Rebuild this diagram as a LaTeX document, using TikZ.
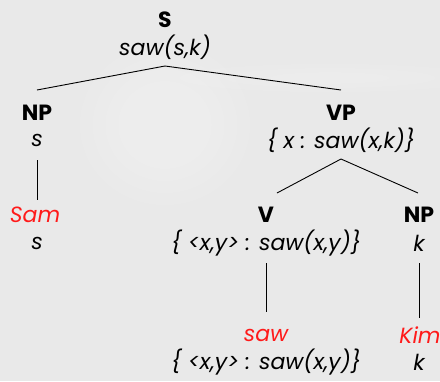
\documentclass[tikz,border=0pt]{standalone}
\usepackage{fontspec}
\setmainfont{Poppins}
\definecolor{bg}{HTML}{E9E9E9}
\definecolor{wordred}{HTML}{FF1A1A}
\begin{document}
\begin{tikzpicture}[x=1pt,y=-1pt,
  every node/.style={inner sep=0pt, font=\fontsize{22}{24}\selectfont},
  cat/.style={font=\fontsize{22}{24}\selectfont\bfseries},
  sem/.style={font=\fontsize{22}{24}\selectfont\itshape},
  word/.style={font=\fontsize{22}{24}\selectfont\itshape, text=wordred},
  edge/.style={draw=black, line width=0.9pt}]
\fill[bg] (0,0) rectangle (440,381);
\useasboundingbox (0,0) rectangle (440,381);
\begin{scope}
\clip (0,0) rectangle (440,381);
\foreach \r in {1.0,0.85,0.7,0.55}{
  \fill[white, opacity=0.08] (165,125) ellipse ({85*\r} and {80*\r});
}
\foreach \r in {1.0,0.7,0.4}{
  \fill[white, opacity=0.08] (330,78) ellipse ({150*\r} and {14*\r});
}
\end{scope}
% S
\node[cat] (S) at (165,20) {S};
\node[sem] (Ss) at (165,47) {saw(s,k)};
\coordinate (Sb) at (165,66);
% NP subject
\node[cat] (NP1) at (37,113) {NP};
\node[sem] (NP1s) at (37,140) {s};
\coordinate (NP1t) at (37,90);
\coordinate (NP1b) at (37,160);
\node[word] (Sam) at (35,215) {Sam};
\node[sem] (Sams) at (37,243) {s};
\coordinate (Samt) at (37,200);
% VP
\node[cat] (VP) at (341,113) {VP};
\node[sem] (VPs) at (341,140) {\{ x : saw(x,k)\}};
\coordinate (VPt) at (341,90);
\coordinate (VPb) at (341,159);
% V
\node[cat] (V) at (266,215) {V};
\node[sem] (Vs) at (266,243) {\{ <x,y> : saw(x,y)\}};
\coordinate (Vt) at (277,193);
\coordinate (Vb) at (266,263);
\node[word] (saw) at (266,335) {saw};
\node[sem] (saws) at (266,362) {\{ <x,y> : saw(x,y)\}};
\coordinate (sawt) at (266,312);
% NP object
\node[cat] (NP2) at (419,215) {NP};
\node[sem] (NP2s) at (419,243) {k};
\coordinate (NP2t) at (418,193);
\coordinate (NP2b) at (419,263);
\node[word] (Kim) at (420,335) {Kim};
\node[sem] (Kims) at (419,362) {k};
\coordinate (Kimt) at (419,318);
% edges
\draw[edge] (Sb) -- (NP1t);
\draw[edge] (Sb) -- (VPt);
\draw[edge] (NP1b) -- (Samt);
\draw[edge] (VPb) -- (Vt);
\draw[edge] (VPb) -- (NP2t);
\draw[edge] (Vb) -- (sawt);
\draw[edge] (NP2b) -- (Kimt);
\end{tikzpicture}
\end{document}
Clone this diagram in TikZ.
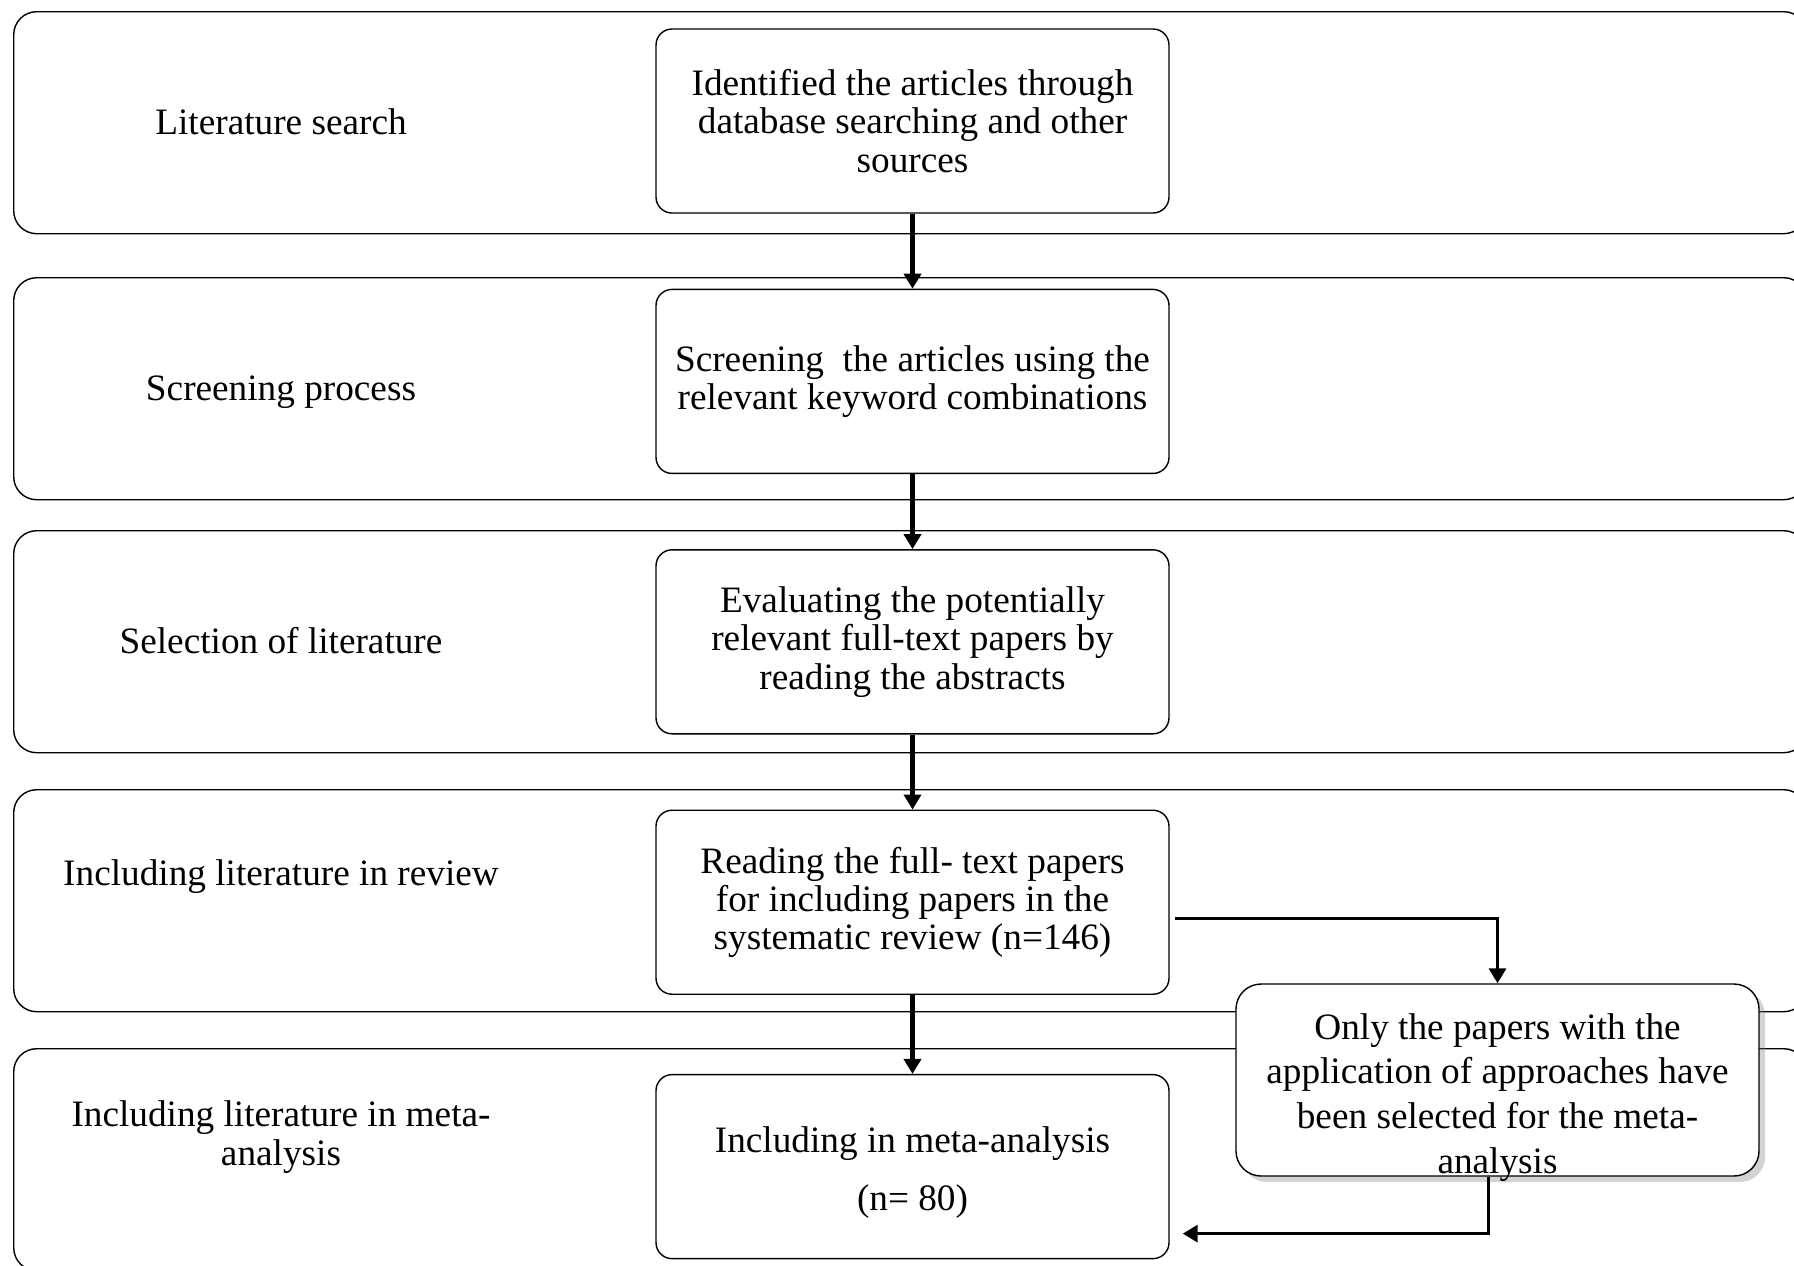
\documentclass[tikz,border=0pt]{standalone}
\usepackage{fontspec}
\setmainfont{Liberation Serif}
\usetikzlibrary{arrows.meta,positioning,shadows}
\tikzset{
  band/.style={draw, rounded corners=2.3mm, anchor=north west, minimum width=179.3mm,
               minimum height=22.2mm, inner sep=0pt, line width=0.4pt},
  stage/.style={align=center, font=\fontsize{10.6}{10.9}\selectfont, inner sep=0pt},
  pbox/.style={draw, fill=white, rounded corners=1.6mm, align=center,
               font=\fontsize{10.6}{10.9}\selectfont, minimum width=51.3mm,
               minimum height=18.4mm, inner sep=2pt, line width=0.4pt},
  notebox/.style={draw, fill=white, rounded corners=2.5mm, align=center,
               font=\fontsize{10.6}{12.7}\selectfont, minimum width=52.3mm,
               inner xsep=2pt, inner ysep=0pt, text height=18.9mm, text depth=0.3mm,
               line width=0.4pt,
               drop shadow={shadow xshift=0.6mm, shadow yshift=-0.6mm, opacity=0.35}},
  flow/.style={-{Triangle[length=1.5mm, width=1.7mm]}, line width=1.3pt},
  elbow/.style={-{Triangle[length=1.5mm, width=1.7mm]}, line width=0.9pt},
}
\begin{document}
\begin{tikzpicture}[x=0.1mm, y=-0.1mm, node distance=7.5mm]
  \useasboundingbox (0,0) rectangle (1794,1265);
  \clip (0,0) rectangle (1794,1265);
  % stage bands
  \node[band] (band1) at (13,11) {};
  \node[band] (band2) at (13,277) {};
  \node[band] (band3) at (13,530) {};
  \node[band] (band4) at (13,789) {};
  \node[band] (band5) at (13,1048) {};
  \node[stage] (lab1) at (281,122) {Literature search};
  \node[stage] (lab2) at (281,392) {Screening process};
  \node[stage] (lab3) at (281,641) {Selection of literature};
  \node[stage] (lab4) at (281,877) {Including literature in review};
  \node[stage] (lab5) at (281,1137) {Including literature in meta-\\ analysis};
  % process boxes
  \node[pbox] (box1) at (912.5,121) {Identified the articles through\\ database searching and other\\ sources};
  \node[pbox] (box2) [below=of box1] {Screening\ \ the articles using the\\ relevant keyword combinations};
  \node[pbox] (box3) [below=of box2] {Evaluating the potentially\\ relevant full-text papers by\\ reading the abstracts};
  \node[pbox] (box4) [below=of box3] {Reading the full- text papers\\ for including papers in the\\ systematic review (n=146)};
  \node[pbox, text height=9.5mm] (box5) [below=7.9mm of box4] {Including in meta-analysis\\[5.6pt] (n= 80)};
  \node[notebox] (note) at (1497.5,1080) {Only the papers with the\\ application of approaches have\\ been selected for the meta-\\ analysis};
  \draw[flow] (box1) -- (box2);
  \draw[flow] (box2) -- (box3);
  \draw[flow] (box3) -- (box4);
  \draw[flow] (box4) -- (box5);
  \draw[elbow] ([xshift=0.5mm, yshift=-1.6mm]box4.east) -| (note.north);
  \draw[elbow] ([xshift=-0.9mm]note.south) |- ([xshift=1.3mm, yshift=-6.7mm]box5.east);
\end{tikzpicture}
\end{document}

* * *

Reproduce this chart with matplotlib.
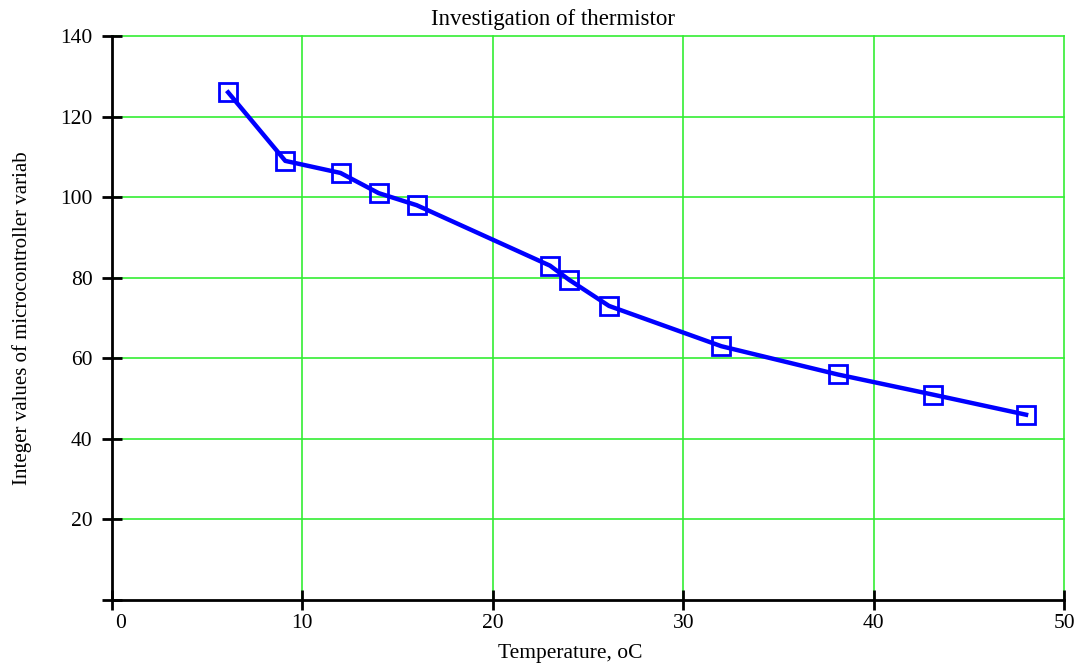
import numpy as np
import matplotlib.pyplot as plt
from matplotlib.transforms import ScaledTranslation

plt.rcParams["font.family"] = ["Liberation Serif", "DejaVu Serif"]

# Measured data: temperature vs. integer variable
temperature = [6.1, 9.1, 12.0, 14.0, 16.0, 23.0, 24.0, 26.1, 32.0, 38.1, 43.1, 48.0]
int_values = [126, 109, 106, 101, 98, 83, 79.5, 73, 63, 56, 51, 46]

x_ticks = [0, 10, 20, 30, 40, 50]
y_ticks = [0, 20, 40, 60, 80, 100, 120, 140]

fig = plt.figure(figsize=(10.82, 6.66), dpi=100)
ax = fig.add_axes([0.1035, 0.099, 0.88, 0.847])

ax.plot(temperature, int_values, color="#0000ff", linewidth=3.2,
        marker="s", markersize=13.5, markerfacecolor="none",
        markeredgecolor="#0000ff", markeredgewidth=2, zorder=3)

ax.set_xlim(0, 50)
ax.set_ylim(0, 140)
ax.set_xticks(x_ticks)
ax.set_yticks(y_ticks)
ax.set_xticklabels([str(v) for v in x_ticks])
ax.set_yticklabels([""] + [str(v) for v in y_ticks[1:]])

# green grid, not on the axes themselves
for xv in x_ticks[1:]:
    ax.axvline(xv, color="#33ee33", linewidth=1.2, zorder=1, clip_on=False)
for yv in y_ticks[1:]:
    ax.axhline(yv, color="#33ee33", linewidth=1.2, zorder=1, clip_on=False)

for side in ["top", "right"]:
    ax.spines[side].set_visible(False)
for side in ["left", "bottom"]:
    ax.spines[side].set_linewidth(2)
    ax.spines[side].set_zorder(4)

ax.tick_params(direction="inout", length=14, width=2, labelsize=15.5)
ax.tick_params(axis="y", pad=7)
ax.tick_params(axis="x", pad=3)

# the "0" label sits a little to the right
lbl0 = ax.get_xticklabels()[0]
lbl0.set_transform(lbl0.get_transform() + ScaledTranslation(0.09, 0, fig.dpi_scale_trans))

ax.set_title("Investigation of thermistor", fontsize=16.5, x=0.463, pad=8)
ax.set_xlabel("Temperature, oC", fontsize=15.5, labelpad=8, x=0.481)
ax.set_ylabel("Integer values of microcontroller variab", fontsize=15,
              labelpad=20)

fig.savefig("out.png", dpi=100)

--

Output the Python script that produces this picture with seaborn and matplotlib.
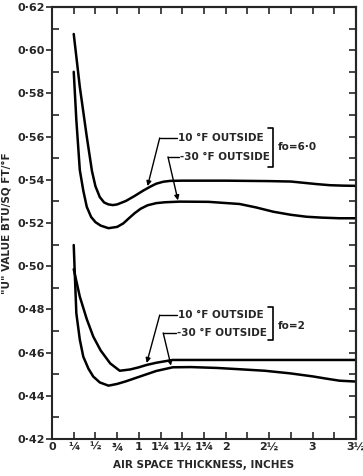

Your instructions:
Can you give again only the lines between the one containing "Reproduce this chart with matplotlib." and the one containing "ax = fig.add_axes([0.1035, 0.099, 0.88, 0.847])", counting both, exactly as they appear and without any pictures?

The reply:
Reproduce this chart with matplotlib.
import numpy as np
import matplotlib.pyplot as plt
from matplotlib.transforms import ScaledTranslation

plt.rcParams["font.family"] = ["Liberation Serif", "DejaVu Serif"]

# Measured data: temperature vs. integer variable
temperature = [6.1, 9.1, 12.0, 14.0, 16.0, 23.0, 24.0, 26.1, 32.0, 38.1, 43.1, 48.0]
int_values = [126, 109, 106, 101, 98, 83, 79.5, 73, 63, 56, 51, 46]

x_ticks = [0, 10, 20, 30, 40, 50]
y_ticks = [0, 20, 40, 60, 80, 100, 120, 140]

fig = plt.figure(figsize=(10.82, 6.66), dpi=100)
ax = fig.add_axes([0.1035, 0.099, 0.88, 0.847])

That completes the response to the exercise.